_What the exercise asks_
Copy the records that follow exactly as written, but not their pictures.

Rows from a dataset of charts and code
____
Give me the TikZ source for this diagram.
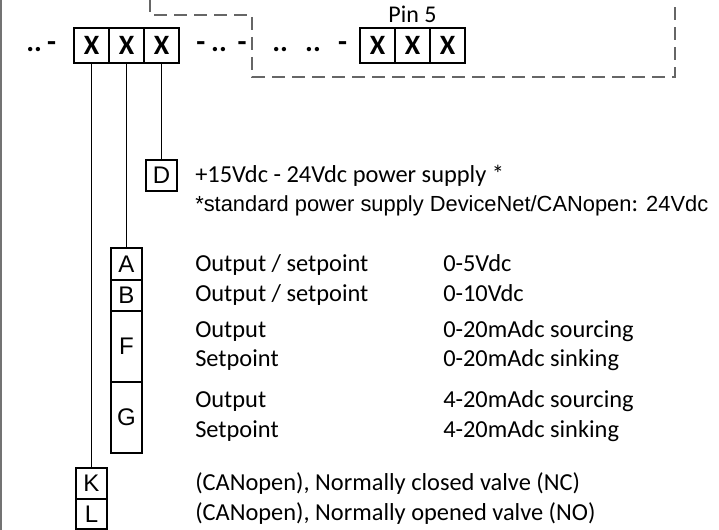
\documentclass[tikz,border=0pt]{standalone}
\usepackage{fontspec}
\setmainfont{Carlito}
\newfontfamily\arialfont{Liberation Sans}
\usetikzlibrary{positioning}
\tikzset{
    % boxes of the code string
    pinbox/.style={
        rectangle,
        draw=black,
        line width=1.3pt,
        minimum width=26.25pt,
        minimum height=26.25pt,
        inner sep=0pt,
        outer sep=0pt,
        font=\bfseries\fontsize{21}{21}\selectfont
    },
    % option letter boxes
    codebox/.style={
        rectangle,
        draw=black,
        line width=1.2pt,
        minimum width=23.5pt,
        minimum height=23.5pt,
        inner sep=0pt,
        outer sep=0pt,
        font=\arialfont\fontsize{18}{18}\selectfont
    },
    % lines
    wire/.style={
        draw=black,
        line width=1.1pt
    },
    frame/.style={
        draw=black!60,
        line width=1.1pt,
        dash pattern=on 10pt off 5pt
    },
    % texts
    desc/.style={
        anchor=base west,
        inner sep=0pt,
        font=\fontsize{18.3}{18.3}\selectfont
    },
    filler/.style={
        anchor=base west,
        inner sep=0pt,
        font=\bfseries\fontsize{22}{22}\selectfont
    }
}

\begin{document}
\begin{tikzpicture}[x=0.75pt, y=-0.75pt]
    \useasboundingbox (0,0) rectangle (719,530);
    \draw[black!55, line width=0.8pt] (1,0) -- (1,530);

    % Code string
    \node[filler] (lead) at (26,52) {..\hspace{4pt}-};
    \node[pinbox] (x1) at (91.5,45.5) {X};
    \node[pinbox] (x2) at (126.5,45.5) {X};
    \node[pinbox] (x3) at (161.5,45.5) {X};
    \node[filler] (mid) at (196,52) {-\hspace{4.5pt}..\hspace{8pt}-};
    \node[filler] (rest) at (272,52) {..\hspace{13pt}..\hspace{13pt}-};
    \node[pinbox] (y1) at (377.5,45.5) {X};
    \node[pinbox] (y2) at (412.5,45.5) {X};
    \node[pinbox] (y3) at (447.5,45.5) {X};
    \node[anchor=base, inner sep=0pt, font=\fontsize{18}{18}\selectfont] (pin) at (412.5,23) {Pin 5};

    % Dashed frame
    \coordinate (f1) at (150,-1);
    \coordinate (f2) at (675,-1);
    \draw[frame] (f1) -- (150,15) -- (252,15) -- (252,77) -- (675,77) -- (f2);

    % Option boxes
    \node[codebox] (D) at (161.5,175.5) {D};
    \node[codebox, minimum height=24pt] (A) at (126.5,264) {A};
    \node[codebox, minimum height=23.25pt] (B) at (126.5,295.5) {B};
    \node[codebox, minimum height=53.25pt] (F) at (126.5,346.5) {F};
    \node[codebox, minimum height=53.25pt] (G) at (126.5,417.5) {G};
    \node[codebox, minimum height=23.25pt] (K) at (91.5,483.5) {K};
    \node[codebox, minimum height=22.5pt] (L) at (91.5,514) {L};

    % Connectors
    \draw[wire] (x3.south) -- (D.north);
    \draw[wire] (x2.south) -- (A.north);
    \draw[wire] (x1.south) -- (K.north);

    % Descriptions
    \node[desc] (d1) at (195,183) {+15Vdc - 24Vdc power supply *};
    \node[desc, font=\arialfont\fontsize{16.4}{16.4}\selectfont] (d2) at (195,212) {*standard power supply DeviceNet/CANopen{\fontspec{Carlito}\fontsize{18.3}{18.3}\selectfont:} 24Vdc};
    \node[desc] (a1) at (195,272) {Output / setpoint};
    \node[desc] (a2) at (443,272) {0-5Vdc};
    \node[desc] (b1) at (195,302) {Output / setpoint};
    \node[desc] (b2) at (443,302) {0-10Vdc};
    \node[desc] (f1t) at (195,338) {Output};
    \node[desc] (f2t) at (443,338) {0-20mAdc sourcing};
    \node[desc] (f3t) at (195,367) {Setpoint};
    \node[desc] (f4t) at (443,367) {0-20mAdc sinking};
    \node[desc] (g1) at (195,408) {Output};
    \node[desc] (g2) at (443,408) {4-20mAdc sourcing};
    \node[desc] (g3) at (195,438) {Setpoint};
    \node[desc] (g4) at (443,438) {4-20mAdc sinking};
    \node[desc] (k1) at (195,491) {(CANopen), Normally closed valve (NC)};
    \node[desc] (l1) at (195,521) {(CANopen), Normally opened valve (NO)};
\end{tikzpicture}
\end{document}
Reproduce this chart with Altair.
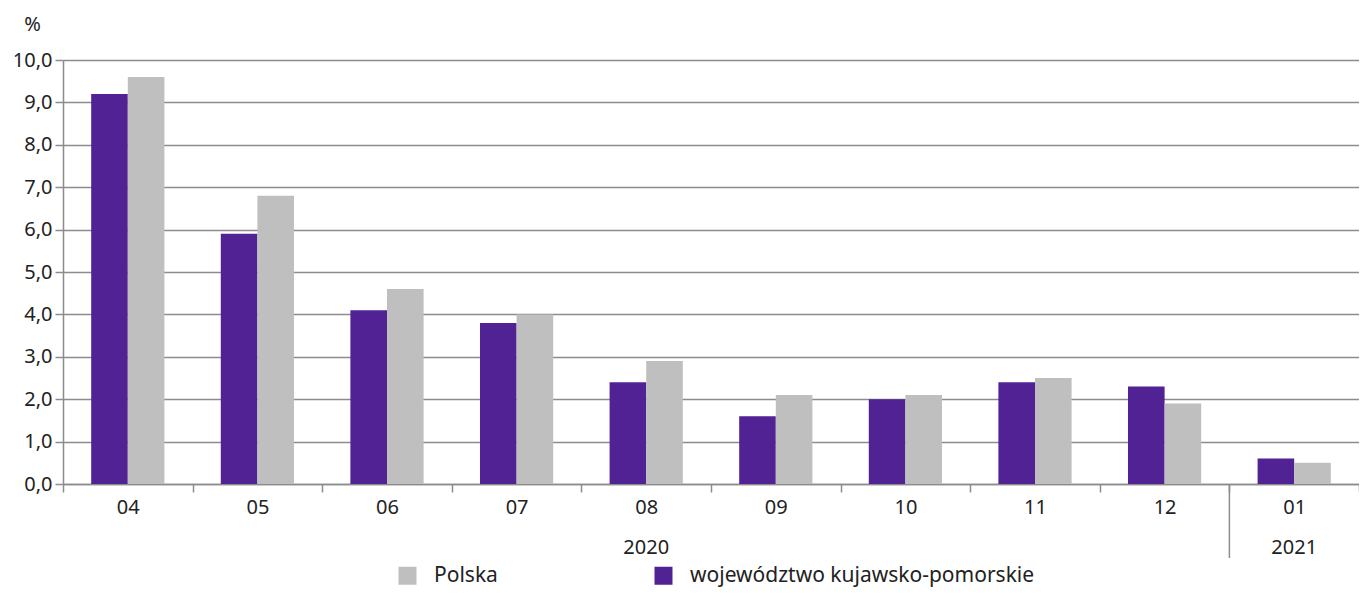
____
_Full answer_
Give me the TikZ source for this diagram.
\documentclass[tikz,border=0pt]{standalone}
\usepackage{fontspec}
\setmainfont{Carlito}
\newfontfamily\arialfont{Liberation Sans}
\usetikzlibrary{positioning}
\tikzset{
    % boxes of the code string
    pinbox/.style={
        rectangle,
        draw=black,
        line width=1.3pt,
        minimum width=26.25pt,
        minimum height=26.25pt,
        inner sep=0pt,
        outer sep=0pt,
        font=\bfseries\fontsize{21}{21}\selectfont
    },
    % option letter boxes
    codebox/.style={
        rectangle,
        draw=black,
        line width=1.2pt,
        minimum width=23.5pt,
        minimum height=23.5pt,
        inner sep=0pt,
        outer sep=0pt,
        font=\arialfont\fontsize{18}{18}\selectfont
    },
    % lines
    wire/.style={
        draw=black,
        line width=1.1pt
    },
    frame/.style={
        draw=black!60,
        line width=1.1pt,
        dash pattern=on 10pt off 5pt
    },
    % texts
    desc/.style={
        anchor=base west,
        inner sep=0pt,
        font=\fontsize{18.3}{18.3}\selectfont
    },
    filler/.style={
        anchor=base west,
        inner sep=0pt,
        font=\bfseries\fontsize{22}{22}\selectfont
    }
}

\begin{document}
\begin{tikzpicture}[x=0.75pt, y=-0.75pt]
    \useasboundingbox (0,0) rectangle (719,530);
    \draw[black!55, line width=0.8pt] (1,0) -- (1,530);

    % Code string
    \node[filler] (lead) at (26,52) {..\hspace{4pt}-};
    \node[pinbox] (x1) at (91.5,45.5) {X};
    \node[pinbox] (x2) at (126.5,45.5) {X};
    \node[pinbox] (x3) at (161.5,45.5) {X};
    \node[filler] (mid) at (196,52) {-\hspace{4.5pt}..\hspace{8pt}-};
    \node[filler] (rest) at (272,52) {..\hspace{13pt}..\hspace{13pt}-};
    \node[pinbox] (y1) at (377.5,45.5) {X};
    \node[pinbox] (y2) at (412.5,45.5) {X};
    \node[pinbox] (y3) at (447.5,45.5) {X};
    \node[anchor=base, inner sep=0pt, font=\fontsize{18}{18}\selectfont] (pin) at (412.5,23) {Pin 5};

    % Dashed frame
    \coordinate (f1) at (150,-1);
    \coordinate (f2) at (675,-1);
    \draw[frame] (f1) -- (150,15) -- (252,15) -- (252,77) -- (675,77) -- (f2);

    % Option boxes
    \node[codebox] (D) at (161.5,175.5) {D};
    \node[codebox, minimum height=24pt] (A) at (126.5,264) {A};
    \node[codebox, minimum height=23.25pt] (B) at (126.5,295.5) {B};
    \node[codebox, minimum height=53.25pt] (F) at (126.5,346.5) {F};
    \node[codebox, minimum height=53.25pt] (G) at (126.5,417.5) {G};
    \node[codebox, minimum height=23.25pt] (K) at (91.5,483.5) {K};
    \node[codebox, minimum height=22.5pt] (L) at (91.5,514) {L};

    % Connectors
    \draw[wire] (x3.south) -- (D.north);
    \draw[wire] (x2.south) -- (A.north);
    \draw[wire] (x1.south) -- (K.north);

    % Descriptions
    \node[desc] (d1) at (195,183) {+15Vdc - 24Vdc power supply *};
    \node[desc, font=\arialfont\fontsize{16.4}{16.4}\selectfont] (d2) at (195,212) {*standard power supply DeviceNet/CANopen{\fontspec{Carlito}\fontsize{18.3}{18.3}\selectfont:} 24Vdc};
    \node[desc] (a1) at (195,272) {Output / setpoint};
    \node[desc] (a2) at (443,272) {0-5Vdc};
    \node[desc] (b1) at (195,302) {Output / setpoint};
    \node[desc] (b2) at (443,302) {0-10Vdc};
    \node[desc] (f1t) at (195,338) {Output};
    \node[desc] (f2t) at (443,338) {0-20mAdc sourcing};
    \node[desc] (f3t) at (195,367) {Setpoint};
    \node[desc] (f4t) at (443,367) {0-20mAdc sinking};
    \node[desc] (g1) at (195,408) {Output};
    \node[desc] (g2) at (443,408) {4-20mAdc sourcing};
    \node[desc] (g3) at (195,438) {Setpoint};
    \node[desc] (g4) at (443,438) {4-20mAdc sinking};
    \node[desc] (k1) at (195,491) {(CANopen), Normally closed valve (NC)};
    \node[desc] (l1) at (195,521) {(CANopen), Normally opened valve (NO)};
\end{tikzpicture}
\end{document}
Reproduce this chart with Altair.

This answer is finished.